Research & Papers

Markov Chain Decoders Fix Heavy-Tail Blindness in VAEs

Standard Gaussian decoders fail on rare events – new PH distribution cuts errors 10x.

Deep Dive

A new paper from researchers at MICS and UNITO identifies a fundamental limitation of modern deep generative models: they struggle to produce heavy-tailed outputs, which are critical in domains like network traffic analysis, risk modeling, and performance evaluation. The team shows that standard Variational Autoencoders (VAEs) using Gaussian decoder likelihoods combined with Lipschitz-constrained neural networks are structurally incapable of generating heavy-tailed distributions. The Gaussian tail decays exponentially, and Lipschitz continuity prevents the decoder from amplifying rare events from the latent space. This is not just a practical weakness but a theoretical guarantee, proven across a grid of tail indices α ∈ {2,3,5,30} and dimensions d ∈ {1,5,10} using synthetic Pareto data.

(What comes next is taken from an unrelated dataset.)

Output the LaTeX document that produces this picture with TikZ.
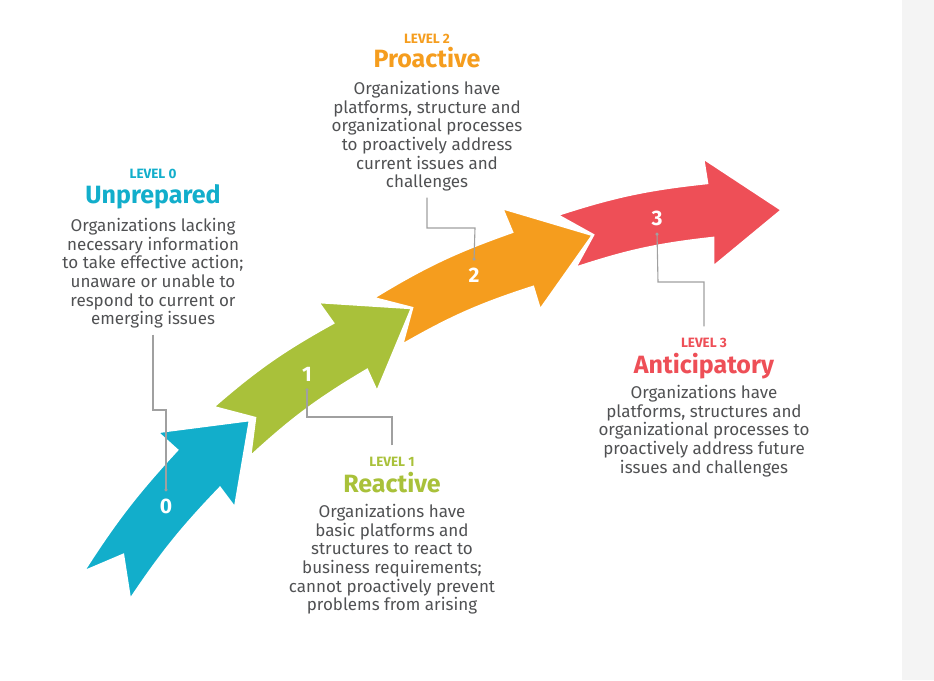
\documentclass[tikz,border=0pt]{standalone}
\usepackage{fontspec}
\setmainfont{Fira Sans}
\usetikzlibrary{arrows.meta,positioning}

\definecolor{lvlblue}{HTML}{12AECB}
\definecolor{lvlgreen}{HTML}{A9C13A}
\definecolor{lvlorange}{HTML}{F59D1E}
\definecolor{lvlred}{HTML}{EE4F57}
\definecolor{bodygray}{HTML}{505153}
\definecolor{leadgray}{HTML}{A0A0A0}
\definecolor{stripgray}{HTML}{F4F4F4}

\begin{document}
\begin{tikzpicture}[x=1pt,y=-1pt]
            \tikzstyle{stage}=[draw=white, line width=2.5pt, line join=miter]
            \tikzstyle{num}=[text=white, font=\bfseries\fontsize{21}{21}\selectfont, inner sep=7pt]
            \tikzstyle{level}=[anchor=base, inner ysep=11pt, font=\bfseries\fontsize{13.5}{14}\selectfont]
            \tikzstyle{title}=[anchor=base, font=\bfseries\fontsize{25}{26}\selectfont]
            \tikzstyle{desc}=[anchor=north, align=center, text=bodygray, inner sep=6pt, font=\fontsize{17}{18.6}\selectfont]
            \tikzstyle{leader}=[leadgray, line width=1.1pt, -{Circle[length=3pt]}]

            % canvas
            \useasboundingbox (0,0) rectangle (934,680);
            \fill[stripgray] (902,0) rectangle (934,680);

            % arrows
            \path[stage, fill=lvlblue] (83,572) to[bend left=5] (177,450) -- (157,432) -- (250,420)
                -- (235,508) -- (220,488) to[bend right=5] (130,600) -- (123,555) -- cycle;
            \path[stage, fill=lvlgreen] (213,407) to[bend left=6] (333,323) -- (318,302) -- (412,308)
                -- (377,392) -- (367,370) to[bend right=6] (250,457) -- (255,418) -- cycle;
            \path[stage, fill=lvlorange] (373,298) to[bend left=6] (512,232) -- (502,208) -- (593,235)
                -- (540,310) -- (533,287) to[bend right=6] (402,345) -- (412,308) -- cycle;
            \path[stage, fill=lvlred] (557,215) to[bend left=6] (707,183) -- (703,158) -- (782,210)
                -- (713,267) -- (713,238) to[bend right=6] (575,268) -- (593,235) -- cycle;

            % step numbers
            \node[num] (num0) at (166,506) {0};
            \node[num] (num1) at (307,374) {1};
            \node[num] (num2) at (474,275) {2};
            \node[num] (num3) at (657,218) {3};

            % level 0
            \node[level, text=lvlblue] (lvl0) at (153,178) {LEVEL 0};
            \node[title, text=lvlblue] (name0) at (153,203) {Unprepared};
            \node[desc] (desc0) at (153,212.3) {Organizations lacking\\necessary information\\to take effective action;\\unaware or unable to\\respond to current or\\emerging issues};

            % level 1
            \node[level, text=lvlgreen] (lvl1) at (392,466) {LEVEL 1};
            \node[title, text=lvlgreen] (name1) at (392,492) {Reactive};
            \node[desc] (desc1) at (392,498.3) {Organizations have\\basic platforms and\\structures to react to\\business requirements;\\cannot proactively prevent\\problems from arising};

            % level 2
            \node[level, text=lvlorange] (lvl2) at (427,43) {LEVEL 2};
            \node[title, text=lvlorange] (name2) at (427,67) {Proactive};
            \node[desc] (desc2) at (427,75.3) {Organizations have\\platforms, structure and\\organizational processes\\to proactively address\\current issues and\\challenges};

            % level 3
            \node[level, text=lvlred] (lvl3) at (704,347) {LEVEL 3};
            \node[title, text=lvlred] (name3) at (704,373) {Anticipatory};
            \node[desc] (desc3) at (704,379.3) {Organizations have\\platforms, structures and\\organizational processes to\\proactively address future\\issues and challenges};

            % leader lines
            \coordinate (bend0) at (166,410);
            \coordinate (bend1) at (307,417);
            \coordinate (bend2) at (475,228);
            \coordinate (bend3) at (658,282);
            \draw[leader] (desc0.south) |- (bend0) -- (num0.north);
            \draw[leader] (lvl1.north) |- (bend1) -- (num1.south);
            \draw[leader] (desc2.south) |- (bend2) -- (num2.north);
            \draw[leader] (lvl3.north) |- (bend3) -- (num3.south);
        \end{tikzpicture}
\end{document}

As a solution, the authors replace the Gaussian decoder with a Phase-Type (PH) distribution built on Markov chains. PH distributions can approximate any positive-valued distribution, including heavy-tailed families, arbitrarily precisely. The encoder, latent space, and training procedure remain unchanged. In experiments, the PH-based model reduced the tail Kolmogorov-Smirnov distance by up to 6x and extreme quantile error by up to 10x compared to the Gaussian baseline. This principled approach offers a practical path for generative models to handle the rare-but-critical events that often dominate real-world risk and performance scenarios.

Key Points
  • Standard VAEs with Gaussian decoders and Lipschitz constraints cannot produce heavy-tailed outputs due to exponential tail decay and inability to amplify rare events.
  • The proposed Phase-Type decoder is based on Markov chains and can approximate any positive-valued distribution, including heavy-tailed families.
  • Experiments on synthetic Pareto data (tail indices α=2,3,5,30; dimensions d=1,5,10) show PH-based model reduces tail KS distance by 6x and extreme quantile error by 10x.

Why It Matters

Enables generative models for risk modeling, network traffic, and finance where extreme events drive outcomes.